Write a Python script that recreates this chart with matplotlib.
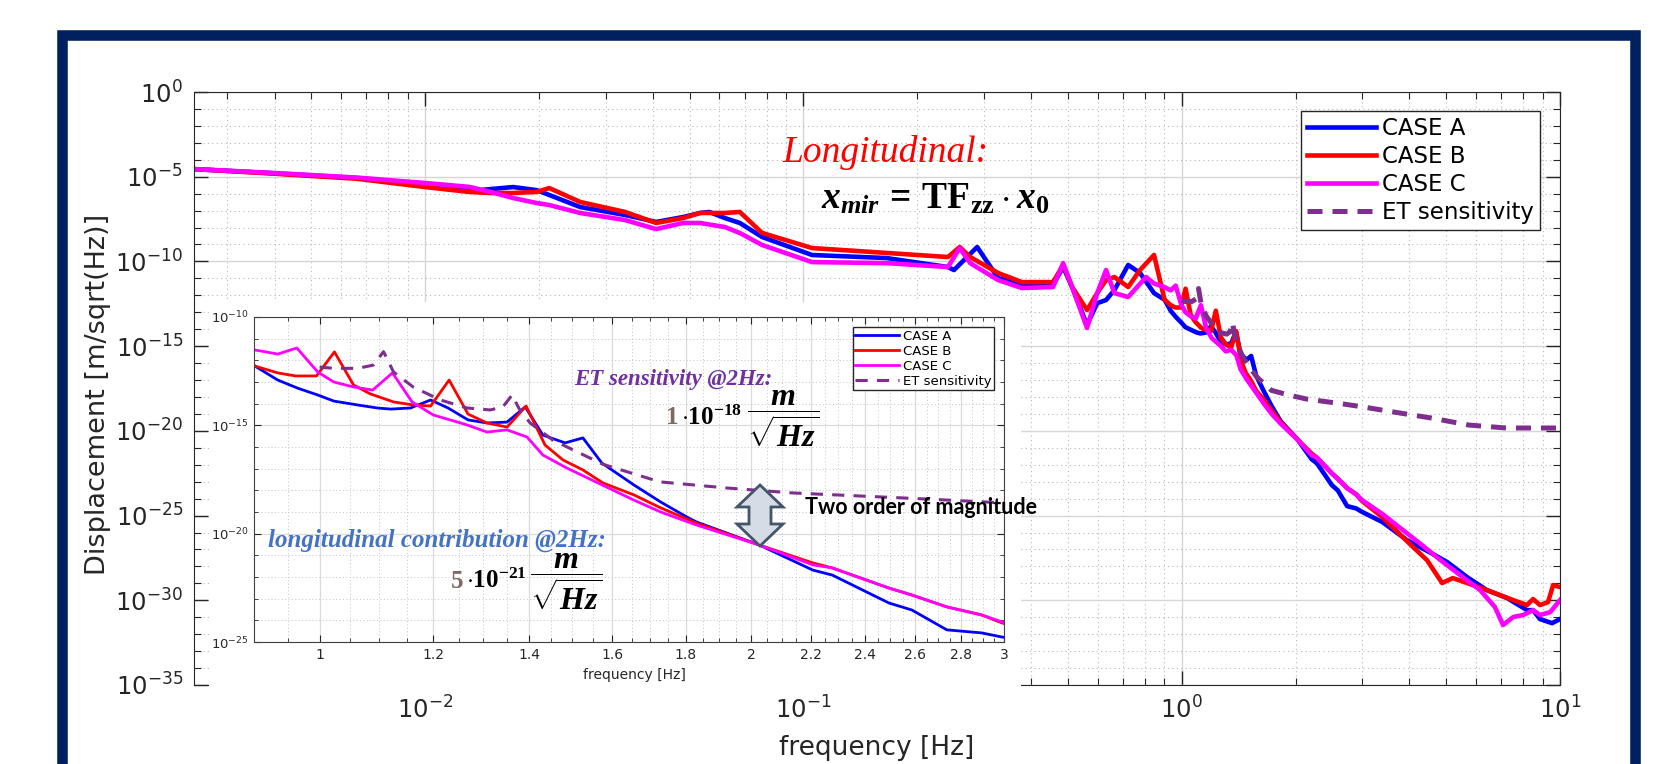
import numpy as np
import matplotlib
matplotlib.use('Agg')
import matplotlib.pyplot as plt
from matplotlib.patches import Rectangle, Polygon
from matplotlib.ticker import FixedLocator, FixedFormatter, NullFormatter

plt.rcParams['font.family'] = ['DejaVu Sans']
plt.rcParams['axes.unicode_minus'] = False
# формулы - жирный шрифт с засечками
plt.rcParams['mathtext.fontset'] = 'custom'
plt.rcParams['mathtext.rm'] = 'Liberation Serif:bold'
plt.rcParams['mathtext.it'] = 'Liberation Serif:italic:bold'
plt.rcParams['mathtext.bf'] = 'Liberation Serif:bold'

freq_a = [0.00245, 0.00385, 0.0066, 0.0100, 0.0131, 0.0149, 0.0171, 0.0197, 0.0213, 0.0257,
          0.0338, 0.0408, 0.0481, 0.0533, 0.0564, 0.0620, 0.0679, 0.0778, 0.1054, 0.166,
          0.241, 0.250, 0.288, 0.327, 0.378, 0.457, 0.486, 0.513, 0.562, 0.598,
          0.631, 0.664, 0.722, 0.776, 0.845, 0.901, 0.935, 0.965, 0.997, 1.023,
          1.063, 1.097, 1.121, 1.157, 1.195, 1.229, 1.269, 1.308, 1.351, 1.391,
          1.431, 1.483, 1.526, 1.573, 1.656, 1.729, 1.803, 1.831, 2.025, 2.207,
          2.277, 2.494, 2.587, 2.737, 2.894, 2.990, 3.39, 3.94, 4.56, 5.03,
          5.68, 6.41, 7.25, 8.18, 8.49, 8.85, 9.53, 10.0]
log_a = [-4.55, -4.78, -5.08, -5.45, -5.84, -5.73, -5.61, -5.79, -6.08, -6.79,
         -7.26, -7.67, -7.38, -7.14, -7.08, -7.44, -7.73, -8.56, -9.62, -9.80,
         -10.33, -10.51, -9.15, -10.98, -11.39, -11.39, -10.33, -11.50, -13.75, -12.46,
         -12.28, -11.69, -10.21, -10.68, -11.87, -12.26, -12.91, -13.28, -13.60, -13.88,
         -14.06, -14.20, -14.25, -14.20, -13.83, -14.20, -14.75, -14.89, -14.85, -14.15,
         -15.45, -15.81, -15.58, -16.74, -17.75, -18.54, -19.23, -19.46, -20.52, -21.68,
         -21.91, -23.20, -23.52, -24.44, -24.58, -24.77, -25.38, -26.45, -27.21, -27.74,
         -28.63, -29.40, -29.87, -30.58, -30.58, -31.11, -31.35, -31.11]

freq_b = [0.00245, 0.00385, 0.0066, 0.0100, 0.0131, 0.0149, 0.0171, 0.0197, 0.0213, 0.0257,
          0.0338, 0.0408, 0.0481, 0.0533, 0.0620, 0.0679, 0.0778, 0.1054, 0.166, 0.241,
          0.250, 0.259, 0.276, 0.327, 0.378, 0.457, 0.486, 0.513, 0.562, 0.598,
          0.631, 0.664, 0.722, 0.776, 0.845, 0.901, 0.935, 0.962, 0.995, 1.024,
          1.056, 1.085, 1.126, 1.162, 1.195, 1.231, 1.269, 1.308, 1.351, 1.393,
          1.436, 1.478, 1.526, 1.576, 1.656, 1.729, 1.831, 2.025, 2.207, 2.277,
          2.494, 2.587, 2.737, 2.894, 2.990, 3.39, 4.09, 4.45, 4.88, 5.21,
          5.68, 6.41, 7.52, 8.18, 8.49, 8.85, 9.30, 9.59, 10.0]
log_b = [-4.55, -4.80, -5.12, -5.61, -5.90, -5.96, -5.96, -5.90, -5.67, -6.49,
         -7.08, -7.73, -7.44, -7.14, -7.14, -7.08, -8.32, -9.21, -9.50, -9.74,
         -9.44, -9.15, -9.74, -10.68, -11.22, -11.22, -10.21, -11.50, -12.87, -11.87,
         -11.10, -10.92, -11.51, -10.51, -9.62, -12.26, -12.58, -12.72, -12.72, -11.61,
         -13.14, -13.55, -13.92, -14.06, -14.11, -12.91, -14.48, -14.89, -15.08, -14.11,
         -15.91, -16.60, -17.06, -17.66, -18.21, -18.81, -19.51, -20.52, -21.35, -21.58,
         -22.51, -22.83, -23.38, -23.75, -24.12, -25.09, -26.86, -27.63, -28.98, -28.69,
         -28.98, -29.40, -29.99, -30.28, -29.93, -30.28, -30.11, -29.10, -29.22]

freq_c = [0.00245, 0.00385, 0.0066, 0.0100, 0.0131, 0.0149, 0.0171, 0.0197, 0.0213, 0.0257,
          0.0338, 0.0408, 0.0481, 0.0533, 0.0620, 0.0679, 0.0778, 0.1054, 0.166, 0.241,
          0.259, 0.276, 0.327, 0.378, 0.457, 0.486, 0.513, 0.562, 0.598, 0.631,
          0.664, 0.722, 0.805, 0.845, 0.901, 0.935, 0.964, 0.997, 1.023, 1.056,
          1.089, 1.124, 1.160, 1.200, 1.267, 1.308, 1.351, 1.395, 1.431, 1.487,
          1.568, 1.656, 1.729, 1.831, 2.025, 2.207, 2.277, 2.494, 2.587, 2.737,
          2.894, 2.990, 3.39, 4.25, 4.94, 6.15, 6.73, 7.07, 7.52, 7.99,
          8.49, 8.85, 9.42, 10.0]
log_c = [-4.55, -4.76, -5.05, -5.37, -5.60, -5.90, -6.26, -6.55, -6.67, -7.14,
         -7.56, -8.09, -7.73, -7.73, -7.97, -8.32, -9.03, -10.04, -10.10, -10.33,
         -9.21, -10.10, -11.10, -11.57, -11.51, -10.10, -11.50, -13.93, -11.87, -10.51,
         -11.87, -12.10, -10.92, -11.30, -11.52, -11.71, -11.43, -12.54, -13.00, -13.23,
         -13.37, -12.58, -13.92, -14.52, -14.98, -15.31, -15.21, -15.54, -16.37, -16.97,
         -17.70, -18.45, -19.00, -19.60, -20.52, -21.44, -21.58, -22.51, -22.83, -23.38,
         -23.75, -24.07, -24.90, -26.62, -27.80, -29.40, -30.40, -31.46, -30.99, -30.87,
         -30.58, -30.87, -30.70, -29.99]

freq_et = [1.0, 1.023, 1.063, 1.09, 1.108, 1.126, 1.162, 1.214, 1.267, 1.315,
           1.342, 1.362, 1.379, 1.402, 1.454, 1.576, 1.727, 1.921, 2.136, 2.378,
           2.646, 3.0, 3.779, 4.563, 5.75, 7.2, 10.0]
log_et = [-12.31, -12.37, -12.37, -12.22, -11.60, -12.54, -13.23, -13.83, -14.20, -14.29,
          -14.15, -13.60, -14.29, -14.89, -15.68, -16.80, -17.61, -17.89, -18.12, -18.26,
          -18.40, -18.58, -18.95, -19.24, -19.66, -19.83, -19.83]

labels = ['CASE A', 'CASE B', 'CASE C', 'ET sensitivity']
colors = ['#0000FF', '#FF0000', '#FF00FF', '#7E2F8E']
series = [(freq_a, log_a), (freq_b, log_b), (freq_c, log_c), (freq_et, log_et)]

W, H = 1672, 764
def fx(x): return x / W          # пиксели -> доли фигуры
def fy(y): return 1 - y / H

fig = plt.figure(figsize=(W / 100, H / 100), dpi=100)

# Основной график
ax = fig.add_axes([fx(194), fy(685), fx(1560) - fx(194), fy(92) - fy(685)])
for (f, lg), c, lab in zip(series, colors, labels):
    if lab == 'ET sensitivity':
        ax.plot(f, 10.0 ** np.array(lg), color=c, lw=3.6, ls=(0, (3, 2.0)), label=lab)
    else:
        ax.plot(f, 10.0 ** np.array(lg), color=c, lw=3.3, label=lab)
ax.set_xscale('log')
ax.set_yscale('log')
ax.set_xlim(2.45e-3, 10)
ax.set_ylim(1e-35, 1)
ax.set_yticks(10.0 ** np.arange(-35, 1, 5))
ax.yaxis.set_minor_locator(FixedLocator(10.0 ** np.arange(-35, 1)))
ax.yaxis.set_minor_formatter(NullFormatter())
ax.grid(True, which='major', color='#d6d6d6', lw=1.0, ls='-')
ax.grid(True, which='minor', color='#b8b8b8', lw=0.8, ls=(0, (1, 3)))
ax.tick_params(which='both', direction='in', top=True, right=True, colors='#262626',
               labelsize=17.5, pad=8)
ax.tick_params(which='major', length=10, width=1)
ax.tick_params(which='minor', length=5, width=0.8)
for s in ax.spines.values():
    s.set_color('#262626')
ax.set_xlabel('frequency [Hz]', fontsize=19, color='#262626')
ax.set_ylabel('Displacement [m/sqrt(Hz)]', fontsize=19.5, color='#262626')
ax.xaxis.set_label_coords(0.5, -0.084)
ax.yaxis.set_label_coords(-0.061, 0.49)
ax.legend(loc='upper right', bbox_to_anchor=(fx(1540), fy(111)), bbox_transform=fig.transFigure,
          borderaxespad=0, fontsize=16.5, handlelength=3.0, handletextpad=0.3, labelspacing=0.22,
          borderpad=0.25, fancybox=False, framealpha=1, edgecolor='#262626')

# Белая подложка под вставкой (как вставленная картинка)
fig.add_artist(Rectangle((fx(209), fy(690)), fx(1021) - fx(209), fy(302) - fy(690),
                         transform=fig.transFigure, facecolor='white', edgecolor='none', zorder=1))

# Вставка 0.9 - 3 Hz
axin = fig.add_axes([fx(254), fy(642), fx(1004) - fx(254), fy(317) - fy(642)], zorder=2)
for (f, lg), c, lab in zip(series, colors, labels):
    if lab == 'ET sensitivity':
        axin.plot(f, 10.0 ** np.array(lg), color=c, lw=2.2, ls=(0, (4, 3)), label=lab)
    else:
        axin.plot(f, 10.0 ** np.array(lg), color=c, lw=2.0, label=lab)
axin.set_xscale('log')
axin.set_yscale('log')
axin.set_xlim(0.9, 3)
axin.set_ylim(1e-25, 1e-10)
xt = [1, 1.2, 1.4, 1.6, 1.8, 2, 2.2, 2.4, 2.6, 2.8, 3]
axin.xaxis.set_major_locator(FixedLocator(xt))
axin.xaxis.set_major_formatter(FixedFormatter([str(v) for v in xt]))
axin.xaxis.set_minor_locator(FixedLocator(np.arange(0.9, 3.0, 0.05)))
axin.xaxis.set_minor_formatter(NullFormatter())
axin.set_yticks(10.0 ** np.arange(-25, -9, 5))
axin.yaxis.set_minor_locator(FixedLocator(10.0 ** np.arange(-25, -9)))
axin.yaxis.set_minor_formatter(NullFormatter())
axin.grid(True, which='major', color='#dadada', lw=0.9, ls='-')
axin.grid(True, which='minor', color='#c4c4c4', lw=0.7, ls=(0, (1, 2.5)))
axin.tick_params(which='both', direction='in', top=True, right=True, colors='#262626', pad=4)
axin.tick_params(axis='x', labelsize=10)
axin.tick_params(axis='y', labelsize=9.5)
axin.tick_params(which='major', length=5)
axin.tick_params(which='minor', length=3)
for s in axin.spines.values():
    s.set_color('#404040')
axin.set_xlabel('frequency [Hz]', fontsize=10, color='#262626')
axin.xaxis.set_label_coords(0.507, -0.08)
axin.legend(loc='upper right', bbox_to_anchor=(fx(994), fy(327)), bbox_transform=fig.transFigure,
            borderaxespad=0, fontsize=9.5, handlelength=3.3, handletextpad=0.3, labelspacing=0.15,
            borderpad=0.2, fancybox=False, framealpha=1, edgecolor='#262626')

# Подписи
fig.text(fx(886), fy(152), 'Longitudinal:', color='#FF0000', fontsize=27, family='Liberation Serif',
         style='italic', ha='center', va='center')
fig.text(fx(935), fy(199), r'$x_{mir}\,=\,\mathrm{TF_{zz}}\cdot x_0$', fontsize=27,
         ha='center', va='center')

fig.text(fx(673), fy(380), 'ET sensitivity @2Hz:', color='#7030A0', fontsize=16.5,
         family='Liberation Serif', style='italic', weight='bold', ha='center', va='center', zorder=5)
fig.text(fx(672), fy(418), '1', color='#7F6866', fontsize=18, family='Liberation Serif',
         weight='bold', ha='center', va='center', zorder=5)
fig.text(fx(681), fy(418), r'$\cdot10^{-18}$', fontsize=18, ha='left', va='center', zorder=5)
fig.text(fx(783), fy(419), r'$\dfrac{m}{\sqrt{Hz}}$', fontsize=23, ha='center', va='center', zorder=5)

fig.text(fx(437), fy(540), 'longitudinal contribution @2Hz:', color='#4472C4', fontsize=18,
         family='Liberation Serif', style='italic', weight='bold', ha='center', va='center', zorder=5)
fig.text(fx(457), fy(581), '5', color='#7F6866', fontsize=18, family='Liberation Serif',
         weight='bold', ha='center', va='center', zorder=5)
fig.text(fx(466), fy(581), r'$\cdot10^{-21}$', fontsize=18, ha='left', va='center', zorder=5)
fig.text(fx(566), fy(582), r'$\dfrac{m}{\sqrt{Hz}}$', fontsize=23, ha='center', va='center', zorder=5)

fig.text(fx(805), fy(508), 'Two order of magnitude', family='Lato', weight='bold', fontsize=15.5,
         ha='left', va='center', zorder=5)

# Двойная стрелка
cx, top, bot, hw, sw, hl = 760, 485, 546, 23, 11, 22
pts = [(cx, top), (cx + hw, top + hl), (cx + sw, top + hl), (cx + sw, bot - hl), (cx + hw, bot - hl),
       (cx, bot), (cx - hw, bot - hl), (cx - sw, bot - hl), (cx - sw, top + hl), (cx - hw, top + hl)]
fig.add_artist(Polygon([(fx(x), fy(y)) for x, y in pts], closed=True, transform=fig.transFigure,
                       facecolor='#D6DCE5', edgecolor='#44546A', lw=2, zorder=5))

# Рамка слайда
fig.add_artist(Rectangle((fx(62), fy(820)), fx(1635) - fx(62), fy(34.5) - fy(820),
                         transform=fig.transFigure, fill=False, edgecolor='#002060', lw=7.6, zorder=10))

fig.savefig('out.png', dpi=100)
▬▬▬
-- PROBLEM REQUIREMENTS --
Starting at the first line of the material, output exactly the lines up to and including the one with "plt.rcParams['mathtext.bf'] = 'Liberation". Do not include the pictures.

-- RESULT FOR THIS EXERCISE --
Write a Python script that recreates this chart with matplotlib.
import numpy as np
import matplotlib
matplotlib.use('Agg')
import matplotlib.pyplot as plt
from matplotlib.patches import Rectangle, Polygon
from matplotlib.ticker import FixedLocator, FixedFormatter, NullFormatter

plt.rcParams['font.family'] = ['DejaVu Sans']
plt.rcParams['axes.unicode_minus'] = False
# формулы - жирный шрифт с засечками
plt.rcParams['mathtext.fontset'] = 'custom'
plt.rcParams['mathtext.rm'] = 'Liberation Serif:bold'
plt.rcParams['mathtext.it'] = 'Liberation Serif:italic:bold'
plt.rcParams['mathtext.bf'] = 'Liberation Serif:bold'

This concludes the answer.